The expanded gas stream leaving turbine 6 is dry, but is then made to give up a substantial proportion of the steam therein by passing it through cooler/condenser 7. The water recovered from cooler/condenser 7 is then returned with a make-up stream to wash unit 4.

The gas stream leaving cooler/condenser 7 is then desulphurised in tower 8 before being burnt as fuel in gas turbine 9.

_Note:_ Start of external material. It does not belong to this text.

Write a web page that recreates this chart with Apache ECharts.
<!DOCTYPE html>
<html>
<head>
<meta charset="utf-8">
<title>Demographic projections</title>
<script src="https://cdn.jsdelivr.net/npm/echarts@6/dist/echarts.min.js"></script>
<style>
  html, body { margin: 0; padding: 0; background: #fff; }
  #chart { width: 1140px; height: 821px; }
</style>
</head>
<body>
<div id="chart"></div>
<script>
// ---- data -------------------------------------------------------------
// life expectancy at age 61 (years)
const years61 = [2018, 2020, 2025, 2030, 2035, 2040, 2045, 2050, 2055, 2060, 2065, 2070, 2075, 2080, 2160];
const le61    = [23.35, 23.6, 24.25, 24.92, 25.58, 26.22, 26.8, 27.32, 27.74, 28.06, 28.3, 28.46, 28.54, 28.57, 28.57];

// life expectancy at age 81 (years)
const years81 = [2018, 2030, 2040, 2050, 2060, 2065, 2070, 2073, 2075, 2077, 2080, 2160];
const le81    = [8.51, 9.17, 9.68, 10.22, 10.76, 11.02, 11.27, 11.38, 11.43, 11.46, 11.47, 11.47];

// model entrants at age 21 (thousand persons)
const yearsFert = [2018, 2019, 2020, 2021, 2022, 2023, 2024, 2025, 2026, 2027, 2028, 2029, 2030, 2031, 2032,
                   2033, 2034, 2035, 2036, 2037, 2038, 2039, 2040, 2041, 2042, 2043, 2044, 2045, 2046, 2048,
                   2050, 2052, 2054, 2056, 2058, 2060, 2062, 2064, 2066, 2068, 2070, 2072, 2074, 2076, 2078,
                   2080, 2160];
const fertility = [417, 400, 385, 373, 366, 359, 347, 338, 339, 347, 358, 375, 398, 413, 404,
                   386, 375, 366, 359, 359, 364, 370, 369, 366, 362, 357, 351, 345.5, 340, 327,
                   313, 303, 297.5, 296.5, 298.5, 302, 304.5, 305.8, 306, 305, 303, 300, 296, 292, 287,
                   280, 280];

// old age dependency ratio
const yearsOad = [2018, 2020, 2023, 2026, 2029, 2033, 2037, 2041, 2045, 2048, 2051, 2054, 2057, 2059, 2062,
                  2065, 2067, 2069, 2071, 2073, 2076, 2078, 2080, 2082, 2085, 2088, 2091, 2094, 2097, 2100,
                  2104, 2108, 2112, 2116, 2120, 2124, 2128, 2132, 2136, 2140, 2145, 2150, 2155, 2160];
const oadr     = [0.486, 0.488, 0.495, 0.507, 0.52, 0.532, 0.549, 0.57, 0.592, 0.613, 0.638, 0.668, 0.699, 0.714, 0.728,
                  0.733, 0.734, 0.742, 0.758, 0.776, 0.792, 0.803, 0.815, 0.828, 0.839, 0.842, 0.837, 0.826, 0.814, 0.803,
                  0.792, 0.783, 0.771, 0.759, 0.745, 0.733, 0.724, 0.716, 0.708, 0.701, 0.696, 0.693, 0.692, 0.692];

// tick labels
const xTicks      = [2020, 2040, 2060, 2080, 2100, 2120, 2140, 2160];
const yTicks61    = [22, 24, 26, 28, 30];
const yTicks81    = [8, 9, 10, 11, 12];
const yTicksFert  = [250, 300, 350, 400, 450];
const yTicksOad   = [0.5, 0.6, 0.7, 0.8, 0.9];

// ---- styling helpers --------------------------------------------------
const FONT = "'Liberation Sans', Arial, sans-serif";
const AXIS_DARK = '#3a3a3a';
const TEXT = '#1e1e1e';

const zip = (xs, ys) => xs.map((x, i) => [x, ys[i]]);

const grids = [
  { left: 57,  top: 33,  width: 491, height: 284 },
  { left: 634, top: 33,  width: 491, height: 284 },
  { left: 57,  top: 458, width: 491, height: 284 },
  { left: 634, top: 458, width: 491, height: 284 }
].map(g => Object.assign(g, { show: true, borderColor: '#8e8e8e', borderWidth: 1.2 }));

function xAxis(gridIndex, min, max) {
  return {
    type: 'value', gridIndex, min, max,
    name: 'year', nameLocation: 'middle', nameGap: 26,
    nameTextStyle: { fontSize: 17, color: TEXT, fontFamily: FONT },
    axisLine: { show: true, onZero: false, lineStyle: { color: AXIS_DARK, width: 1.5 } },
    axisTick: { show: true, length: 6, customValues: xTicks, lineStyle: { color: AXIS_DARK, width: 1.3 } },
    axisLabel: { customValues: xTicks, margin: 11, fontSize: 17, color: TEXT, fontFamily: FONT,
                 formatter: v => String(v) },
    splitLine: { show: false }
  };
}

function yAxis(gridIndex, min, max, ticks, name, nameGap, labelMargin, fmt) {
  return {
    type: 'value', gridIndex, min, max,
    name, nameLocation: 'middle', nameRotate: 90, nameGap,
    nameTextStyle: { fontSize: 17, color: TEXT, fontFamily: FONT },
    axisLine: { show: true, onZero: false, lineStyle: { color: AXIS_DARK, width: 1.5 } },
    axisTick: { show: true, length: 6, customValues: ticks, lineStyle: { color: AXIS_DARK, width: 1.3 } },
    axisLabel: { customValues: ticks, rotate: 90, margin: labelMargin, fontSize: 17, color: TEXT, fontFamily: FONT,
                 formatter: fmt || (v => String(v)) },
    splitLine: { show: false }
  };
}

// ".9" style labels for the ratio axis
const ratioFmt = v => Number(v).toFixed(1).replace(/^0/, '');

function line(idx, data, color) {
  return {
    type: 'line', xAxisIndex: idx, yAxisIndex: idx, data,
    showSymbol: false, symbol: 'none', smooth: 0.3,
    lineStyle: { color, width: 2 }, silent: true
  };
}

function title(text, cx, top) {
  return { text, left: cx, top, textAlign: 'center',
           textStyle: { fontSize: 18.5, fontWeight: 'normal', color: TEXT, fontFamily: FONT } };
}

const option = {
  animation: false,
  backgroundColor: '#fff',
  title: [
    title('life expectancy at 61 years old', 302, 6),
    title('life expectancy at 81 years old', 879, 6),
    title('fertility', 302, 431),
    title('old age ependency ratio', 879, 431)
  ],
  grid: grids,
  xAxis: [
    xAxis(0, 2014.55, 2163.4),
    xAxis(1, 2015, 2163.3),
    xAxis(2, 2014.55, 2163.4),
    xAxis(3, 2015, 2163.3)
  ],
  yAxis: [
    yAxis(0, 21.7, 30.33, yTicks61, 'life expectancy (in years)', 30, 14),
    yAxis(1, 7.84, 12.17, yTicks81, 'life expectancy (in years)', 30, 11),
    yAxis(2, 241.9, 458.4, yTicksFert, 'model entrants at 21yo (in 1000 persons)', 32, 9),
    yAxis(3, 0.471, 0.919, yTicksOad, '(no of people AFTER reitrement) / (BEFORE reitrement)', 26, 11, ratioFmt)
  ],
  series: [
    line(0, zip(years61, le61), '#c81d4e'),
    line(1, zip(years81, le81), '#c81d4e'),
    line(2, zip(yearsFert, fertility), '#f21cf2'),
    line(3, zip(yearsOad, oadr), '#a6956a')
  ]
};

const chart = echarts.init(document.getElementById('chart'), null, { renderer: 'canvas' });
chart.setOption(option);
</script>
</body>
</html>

The power from turbines 6 and 9 is used to produce electricity, whilst the hot exhaust gases from turbine 9 are utilised in reheater 5.

Claims

1. A process for the production of power from a carbonaceous fuel which comprises partially oxidising the fuel with oxygen or an oxygen-containing gas to yield a gas stream containing carbon monoxide and hydrogen at supra-atmospheric pressure, washing the gas stream with water in order to remove particulate matter therefrom and to cool the gas stream, wherein some, but not all, of the wash water is evaporated into the gas stream, expanding the cooled, steam-containing gas stream to produce power, and combusting essentially all of the hydrogen and carbon monoxide of the expanded stream with additional oxygen or oxygen-containing gas to produce additional power.

2. A process as claimed in claim 1 wherein the washed gas stream is re-heated prior to expansion.

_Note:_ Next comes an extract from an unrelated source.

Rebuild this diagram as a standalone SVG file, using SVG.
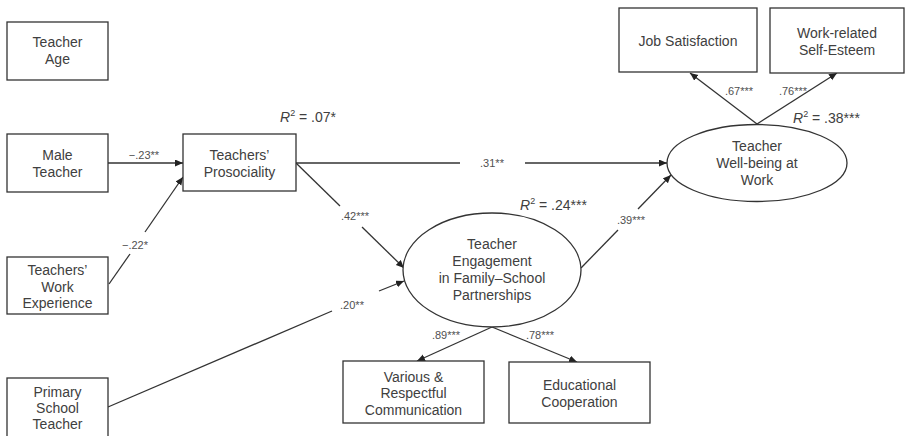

3. A process as claimed in claim 2 wherein the washed gas stream is re-heated with heat from the said combustion stage.

4. A process as claimed in any one of the preceding claims wherein the carbonaceous fuel is coal, heavy fuel oil or crude oil.

5. A process as claimed in claim 1 substantially as hereinbefore described.

6. Power in the form of electricity when produced by a process as claimed in any one of the preceding claims.